Record changes in git and then git bisect issues, maybe?

Without change capture, solid regression testing, or observability, it seems difficult to manage these changes. I’d like to how others are managing these kinds of changes to readily troubleshoot them, without lots of regression testing or observability, if anyone has successes to share.

pbhjpbhj|1 year ago

I focused primarily on guesswho's "in ways I am unaware of".

Your issue appears to be true for any system change. Although, risk will of course vary.

nehal3m|1 year ago

If they can be reversed individually you can simply deduce by rolling back changes one by one, no?

spenczar5|1 year ago

Suppose you run a fleet of a thousand machines. They all autotune. They are, lets say, serving cached video, or something.

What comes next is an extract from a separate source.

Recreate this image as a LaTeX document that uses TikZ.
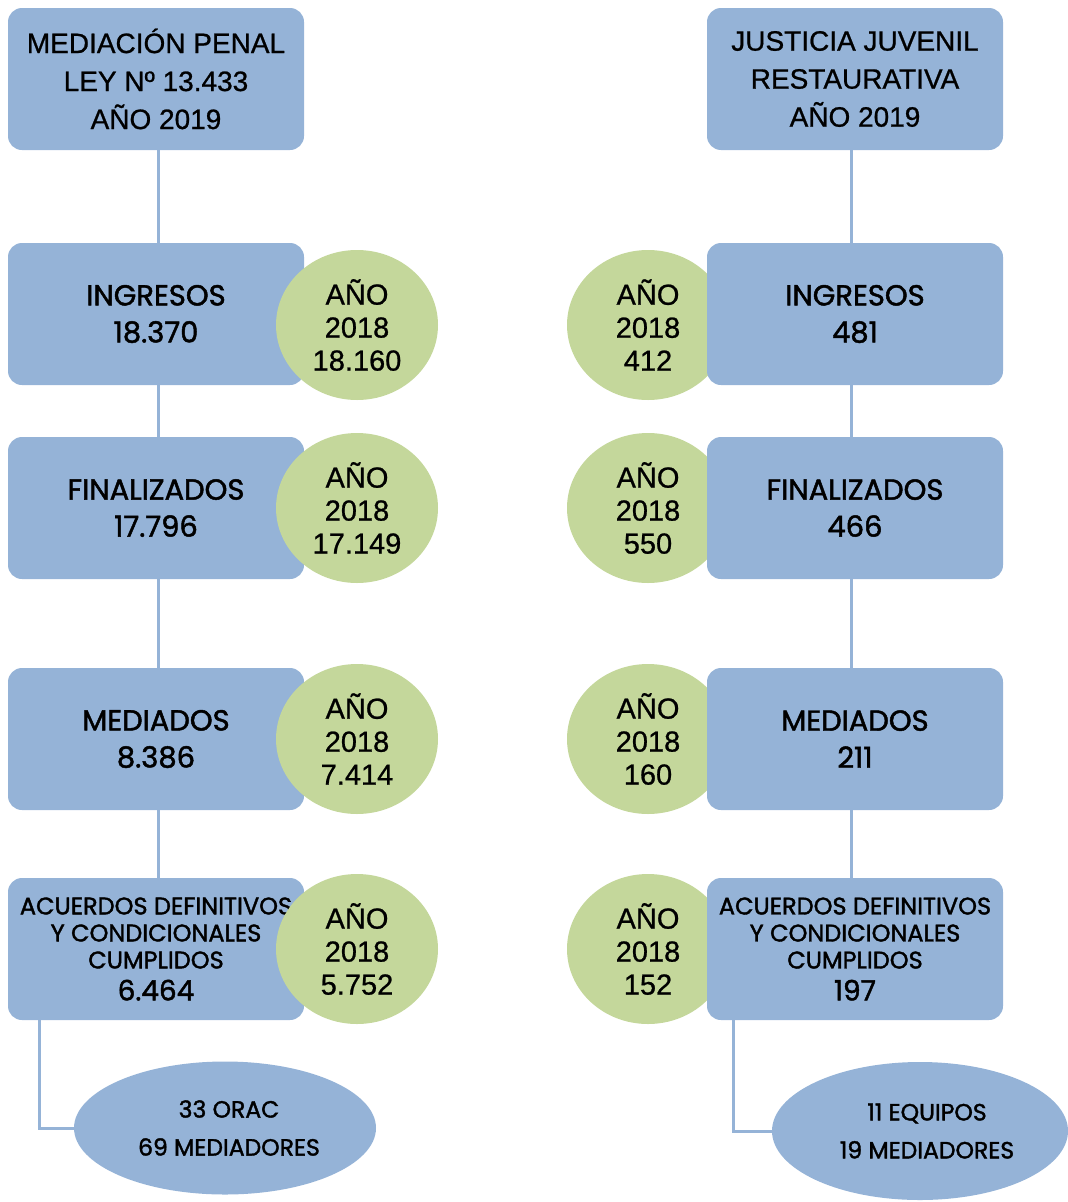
\documentclass[tikz,border=0pt]{standalone}
\usepackage{fontspec}
\setmainfont{Poppins}[FakeBold=1.6]
\newfontfamily\arialf{Liberation Sans}[FakeBold=0.8]
\usetikzlibrary{shapes.geometric}
\definecolor{boxblue}{RGB}{149,179,215}
\definecolor{circgreen}{RGB}{196,215,155}
\pgfdeclarelayer{bg}
\pgfsetlayers{bg,main}
\tikzset{
  databox/.style={rectangle, rounded corners=14pt, fill=boxblue, draw=none,
    minimum width=296pt, minimum height=142pt, align=center, inner sep=0pt,
    font=\fontsize{29}{37}\selectfont},
  headbox/.style={databox, font=\arialf\fontsize{28}{38}\selectfont},
  accbox/.style={databox, font=\fontsize{24}{27}\selectfont},
  yearcirc/.style={ellipse, fill=circgreen, draw=none, minimum width=162pt,
    minimum height=150pt, align=center, inner sep=0pt,
    font=\arialf\fontsize{29}{33}\selectfont},
  staffell/.style={ellipse, fill=boxblue, draw=none, align=center, inner sep=0pt,
    font=\fontsize{23.5}{38}\selectfont},
  link/.style={draw=boxblue, line width=3pt}
}
\begin{document}
\begin{tikzpicture}[x=1pt,y=-1pt]
\useasboundingbox (0,0) rectangle (1068,1202);
% left column
\node[headbox] (lt) at (156,79) {MEDIACIÓN PENAL\\LEY Nº 13.433\\AÑO 2019};
\node[databox] (li) at (156,314) {INGRESOS\\18.370};
\node[yearcirc] (lic) at (357,325) {AÑO\\2018\\18.160};
\node[databox] (lf) at (156,508) {FINALIZADOS\\17.796};
\node[yearcirc] (lfc) at (357,508) {AÑO\\2018\\17.149};
\node[databox] (lm) at (156,739) {MEDIADOS\\8.386};
\node[yearcirc] (lmc) at (357,739) {AÑO\\2018\\7.414};
\node[accbox] (la) at (156,949) {ACUERDOS DEFINITIVOS\\Y CONDICIONALES\\CUMPLIDOS\\[5pt]{\fontsize{28}{30}\selectfont 6.464}};
\node[yearcirc] (lac) at (357,949) {AÑO\\2018\\5.752};
\node[staffell, minimum width=302pt, minimum height=133pt] (le) at (225,1128) {\hspace*{8pt}33 ORAC\\\hspace*{8pt}69 MEDIADORES};
% right column
\node[headbox] (rt) at (855,79) {JUSTICIA JUVENIL\\RESTAURATIVA\\AÑO 2019};
\node[yearcirc] (ric) at (648,325) {AÑO\\2018\\412};
\node[databox] (ri) at (855,314) {INGRESOS\\481};
\node[yearcirc] (rfc) at (648,508) {AÑO\\2018\\550};
\node[databox] (rf) at (855,508) {FINALIZADOS\\466};
\node[yearcirc] (rmc) at (648,739) {AÑO\\2018\\160};
\node[databox] (rm) at (855,739) {MEDIADOS\\211};
\node[yearcirc] (rac) at (648,949) {AÑO\\2018\\152};
\node[accbox] (ra) at (855,949) {ACUERDOS DEFINITIVOS\\Y CONDICIONALES\\CUMPLIDOS\\[5pt]{\fontsize{28}{30}\selectfont 197}};
\node[staffell, minimum width=296pt, minimum height=138pt] (re) at (920,1131) {\hspace*{14pt}11 EQUIPOS\\\hspace*{14pt}19 MEDIADORES};
% connectors
\begin{pgfonlayer}{bg}
\draw[link] ([xshift=2pt]lt.south) -- ([xshift=2pt]la.north);
\draw[link] ([xshift=32pt]la.south west) |- (le.west);
\draw[link] ([xshift=-4pt]rt.south) -- ([xshift=-4pt]ra.north);
\draw[link] ([xshift=27pt]ra.south west) |- (re.west);
\end{pgfonlayer}
\end{tikzpicture}
\end{document}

You notice that your aggregate error rate been drifting upwards since using bpftune. It turns out, in reality, there is some complex interaction between the tuning and your routers, or your TOR switches, or whatever - there is feedback that causes oscillations in a tuned value, swinging between too high and too low.

Can you see how this is not a matter of simple deduction and rollbacks?

This scenario is plausible. Autotuning generally has issues with feedback, since the overall system lacks control theoretic structure. And the premise here is that you use this to tune a large number of machines where individual admin is infeasible.

jstanley|1 year ago

Only if you already suspect that this tool caused the problem.